The Forest Industries Association left the talks in February, claiming the anti-forestry action in Japan was damaging its members.
A coalition of green groups outside of the peace talks offered to suspend their Japanese campaign against timber company Ta Ann if logging was suspended in areas being considered for protection under the deal.
The association’s chief executive Terry Edwards has told ABC Radio’s The World Today the offer was not genuine.
“What it will take to bring us back in, is a cessation of the market campaign without ridiculous caveats put on that.”
“They intend to continue their domestic campaign.
“Now anyone who believes a domestic campaign being run in Tasmania is not going to be heard in Japan is just simply fooling themselves.
“We’re not prepared to accept conditions imposed on us that are more restrictive than those imposed on us in the IGA,” he said.
• Mercury: Call for Forestry to be axed
NICK CLARK | April 07, 2012 12.01am
FORESTRY Tasmania should be disbanded and turned into a department responsible to a minister, former Lowe government forests minister Andrew Lohrey says.
Mr Lohrey said the alleged overcutting of forests was a result of a lack of transparency and oversight of Forestry Tasmania.
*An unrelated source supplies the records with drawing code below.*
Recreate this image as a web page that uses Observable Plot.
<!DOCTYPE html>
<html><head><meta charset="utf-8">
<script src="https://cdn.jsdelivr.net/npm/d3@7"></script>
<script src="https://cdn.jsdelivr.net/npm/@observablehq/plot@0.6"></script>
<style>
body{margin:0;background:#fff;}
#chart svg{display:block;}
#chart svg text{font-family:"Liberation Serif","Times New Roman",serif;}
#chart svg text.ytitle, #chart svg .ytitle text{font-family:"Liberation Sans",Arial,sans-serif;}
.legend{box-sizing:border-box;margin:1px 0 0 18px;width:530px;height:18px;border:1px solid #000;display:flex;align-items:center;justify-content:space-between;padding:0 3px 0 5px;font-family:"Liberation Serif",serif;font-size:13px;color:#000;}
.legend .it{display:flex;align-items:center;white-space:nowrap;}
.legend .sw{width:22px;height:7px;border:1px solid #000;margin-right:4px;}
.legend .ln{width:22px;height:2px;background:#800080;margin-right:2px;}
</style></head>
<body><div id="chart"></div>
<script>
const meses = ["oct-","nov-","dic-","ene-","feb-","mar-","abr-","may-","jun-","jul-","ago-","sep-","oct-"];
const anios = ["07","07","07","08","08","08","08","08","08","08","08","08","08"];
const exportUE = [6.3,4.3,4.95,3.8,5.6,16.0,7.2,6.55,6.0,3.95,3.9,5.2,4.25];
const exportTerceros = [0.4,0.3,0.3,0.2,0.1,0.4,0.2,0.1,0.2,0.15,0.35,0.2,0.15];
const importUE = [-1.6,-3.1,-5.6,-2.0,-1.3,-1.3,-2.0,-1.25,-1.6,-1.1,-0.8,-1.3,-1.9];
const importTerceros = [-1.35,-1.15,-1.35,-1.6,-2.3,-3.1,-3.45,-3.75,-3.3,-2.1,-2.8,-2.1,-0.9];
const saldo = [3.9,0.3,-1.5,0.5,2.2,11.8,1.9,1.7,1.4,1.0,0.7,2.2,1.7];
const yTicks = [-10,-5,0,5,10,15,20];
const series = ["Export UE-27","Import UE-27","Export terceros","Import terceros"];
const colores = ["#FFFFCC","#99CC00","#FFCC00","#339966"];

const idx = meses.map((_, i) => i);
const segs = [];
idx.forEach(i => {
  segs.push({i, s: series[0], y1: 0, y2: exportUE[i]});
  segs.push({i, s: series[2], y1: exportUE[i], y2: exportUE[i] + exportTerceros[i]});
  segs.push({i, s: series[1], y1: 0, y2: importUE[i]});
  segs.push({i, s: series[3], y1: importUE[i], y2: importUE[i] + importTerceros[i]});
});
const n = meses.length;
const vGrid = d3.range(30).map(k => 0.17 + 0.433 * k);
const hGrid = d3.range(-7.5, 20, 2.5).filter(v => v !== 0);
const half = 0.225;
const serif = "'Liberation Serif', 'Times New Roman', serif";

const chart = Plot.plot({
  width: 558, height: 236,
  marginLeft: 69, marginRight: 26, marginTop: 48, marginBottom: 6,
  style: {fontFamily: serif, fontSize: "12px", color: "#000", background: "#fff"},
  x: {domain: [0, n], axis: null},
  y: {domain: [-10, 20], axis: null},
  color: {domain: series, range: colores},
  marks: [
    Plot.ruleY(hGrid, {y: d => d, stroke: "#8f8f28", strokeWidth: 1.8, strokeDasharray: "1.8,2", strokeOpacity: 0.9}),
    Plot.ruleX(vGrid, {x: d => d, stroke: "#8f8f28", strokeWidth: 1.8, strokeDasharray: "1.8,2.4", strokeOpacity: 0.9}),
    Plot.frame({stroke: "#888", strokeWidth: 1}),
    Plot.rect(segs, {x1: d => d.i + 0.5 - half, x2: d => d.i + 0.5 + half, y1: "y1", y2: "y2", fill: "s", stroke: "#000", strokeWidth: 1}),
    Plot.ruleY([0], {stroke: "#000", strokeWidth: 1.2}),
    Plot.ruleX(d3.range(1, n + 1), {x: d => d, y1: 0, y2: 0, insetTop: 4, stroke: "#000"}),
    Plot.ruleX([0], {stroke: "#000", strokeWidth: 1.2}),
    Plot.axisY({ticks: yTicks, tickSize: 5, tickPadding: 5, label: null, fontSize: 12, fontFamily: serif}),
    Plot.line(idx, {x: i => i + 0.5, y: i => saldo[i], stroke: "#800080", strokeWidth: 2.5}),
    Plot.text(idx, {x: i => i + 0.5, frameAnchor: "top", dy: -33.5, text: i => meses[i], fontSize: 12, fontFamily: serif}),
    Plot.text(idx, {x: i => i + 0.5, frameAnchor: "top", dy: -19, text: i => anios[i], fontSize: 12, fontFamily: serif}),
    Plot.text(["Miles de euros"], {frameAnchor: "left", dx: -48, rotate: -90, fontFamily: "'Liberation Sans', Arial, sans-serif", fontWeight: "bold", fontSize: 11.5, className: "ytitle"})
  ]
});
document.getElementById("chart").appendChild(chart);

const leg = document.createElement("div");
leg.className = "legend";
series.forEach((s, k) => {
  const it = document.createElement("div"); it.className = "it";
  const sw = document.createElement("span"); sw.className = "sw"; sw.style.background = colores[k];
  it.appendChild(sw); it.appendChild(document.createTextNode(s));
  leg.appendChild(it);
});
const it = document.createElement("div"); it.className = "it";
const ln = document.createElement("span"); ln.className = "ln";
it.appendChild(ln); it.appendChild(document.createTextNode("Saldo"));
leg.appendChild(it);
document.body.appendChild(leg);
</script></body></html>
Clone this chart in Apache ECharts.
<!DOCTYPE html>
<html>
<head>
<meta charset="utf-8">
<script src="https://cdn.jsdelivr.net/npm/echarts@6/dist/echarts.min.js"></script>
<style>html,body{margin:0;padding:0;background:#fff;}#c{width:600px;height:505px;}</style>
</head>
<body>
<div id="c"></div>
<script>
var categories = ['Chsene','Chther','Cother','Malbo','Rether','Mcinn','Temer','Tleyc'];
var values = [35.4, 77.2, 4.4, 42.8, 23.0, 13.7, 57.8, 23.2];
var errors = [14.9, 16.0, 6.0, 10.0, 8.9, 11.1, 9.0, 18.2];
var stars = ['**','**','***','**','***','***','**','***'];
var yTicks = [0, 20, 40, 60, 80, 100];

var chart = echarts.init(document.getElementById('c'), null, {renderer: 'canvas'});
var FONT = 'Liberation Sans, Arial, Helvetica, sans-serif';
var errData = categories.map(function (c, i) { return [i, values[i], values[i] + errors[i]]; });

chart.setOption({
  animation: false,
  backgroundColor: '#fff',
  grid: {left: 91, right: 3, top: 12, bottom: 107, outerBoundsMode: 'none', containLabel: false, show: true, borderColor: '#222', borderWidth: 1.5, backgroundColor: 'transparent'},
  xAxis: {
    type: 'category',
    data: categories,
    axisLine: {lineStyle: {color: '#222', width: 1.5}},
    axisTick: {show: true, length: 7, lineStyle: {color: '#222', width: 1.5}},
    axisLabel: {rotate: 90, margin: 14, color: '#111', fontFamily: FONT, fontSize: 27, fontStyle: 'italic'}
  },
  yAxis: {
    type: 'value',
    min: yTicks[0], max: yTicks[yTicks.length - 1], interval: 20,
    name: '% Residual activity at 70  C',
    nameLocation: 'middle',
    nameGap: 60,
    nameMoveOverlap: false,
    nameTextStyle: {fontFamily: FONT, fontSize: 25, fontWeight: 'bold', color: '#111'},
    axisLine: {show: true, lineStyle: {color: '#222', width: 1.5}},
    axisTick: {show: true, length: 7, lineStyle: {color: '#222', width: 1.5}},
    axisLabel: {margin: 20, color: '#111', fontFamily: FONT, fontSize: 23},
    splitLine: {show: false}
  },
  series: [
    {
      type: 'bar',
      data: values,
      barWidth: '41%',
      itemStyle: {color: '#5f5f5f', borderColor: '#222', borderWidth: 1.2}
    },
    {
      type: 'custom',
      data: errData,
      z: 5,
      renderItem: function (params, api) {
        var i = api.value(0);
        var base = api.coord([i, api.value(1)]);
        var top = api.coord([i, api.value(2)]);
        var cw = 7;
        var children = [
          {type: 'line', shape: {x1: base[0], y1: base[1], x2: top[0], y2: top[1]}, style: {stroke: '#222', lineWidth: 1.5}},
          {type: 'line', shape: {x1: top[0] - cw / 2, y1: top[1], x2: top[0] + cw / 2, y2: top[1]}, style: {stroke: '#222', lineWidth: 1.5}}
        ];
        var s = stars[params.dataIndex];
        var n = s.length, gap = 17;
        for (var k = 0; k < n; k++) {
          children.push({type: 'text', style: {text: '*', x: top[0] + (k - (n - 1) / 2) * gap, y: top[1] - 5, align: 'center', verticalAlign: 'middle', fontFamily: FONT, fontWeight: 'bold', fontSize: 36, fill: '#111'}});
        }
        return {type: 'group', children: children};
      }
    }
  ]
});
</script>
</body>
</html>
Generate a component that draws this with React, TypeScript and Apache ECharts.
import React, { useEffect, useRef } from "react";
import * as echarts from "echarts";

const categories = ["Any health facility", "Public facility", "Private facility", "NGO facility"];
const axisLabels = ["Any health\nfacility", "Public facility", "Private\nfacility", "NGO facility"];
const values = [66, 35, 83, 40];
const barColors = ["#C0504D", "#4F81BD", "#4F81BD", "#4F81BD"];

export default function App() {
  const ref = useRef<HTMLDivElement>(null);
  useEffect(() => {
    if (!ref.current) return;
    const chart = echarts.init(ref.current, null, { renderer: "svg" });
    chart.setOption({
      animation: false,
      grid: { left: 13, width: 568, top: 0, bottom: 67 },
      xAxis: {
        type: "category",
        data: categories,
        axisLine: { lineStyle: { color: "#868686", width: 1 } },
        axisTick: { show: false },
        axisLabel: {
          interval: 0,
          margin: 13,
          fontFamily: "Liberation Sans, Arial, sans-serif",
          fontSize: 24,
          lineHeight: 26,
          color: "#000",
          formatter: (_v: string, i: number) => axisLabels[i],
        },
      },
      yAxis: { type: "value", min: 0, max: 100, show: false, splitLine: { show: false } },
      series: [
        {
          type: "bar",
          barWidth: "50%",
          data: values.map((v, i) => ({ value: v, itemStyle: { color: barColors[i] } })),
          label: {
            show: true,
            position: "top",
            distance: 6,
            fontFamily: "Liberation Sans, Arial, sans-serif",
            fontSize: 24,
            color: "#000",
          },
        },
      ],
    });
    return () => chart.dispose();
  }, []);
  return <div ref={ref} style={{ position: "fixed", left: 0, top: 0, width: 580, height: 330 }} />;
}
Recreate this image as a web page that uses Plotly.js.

“It has almost no oversight and doesn’t even seem to do what [Deputy Premier Bryan] Green wants it to do,” he said. “It is in charge of a large public resource and has no accountability.”
He said the situation was completely different to that in 1994 when Forestry Tasmania was established.
“What is needed is a department of forestry that is answerable to a minister who is answerable to Parliament, making the whole process transparent to the public,” Mr Lohrey said.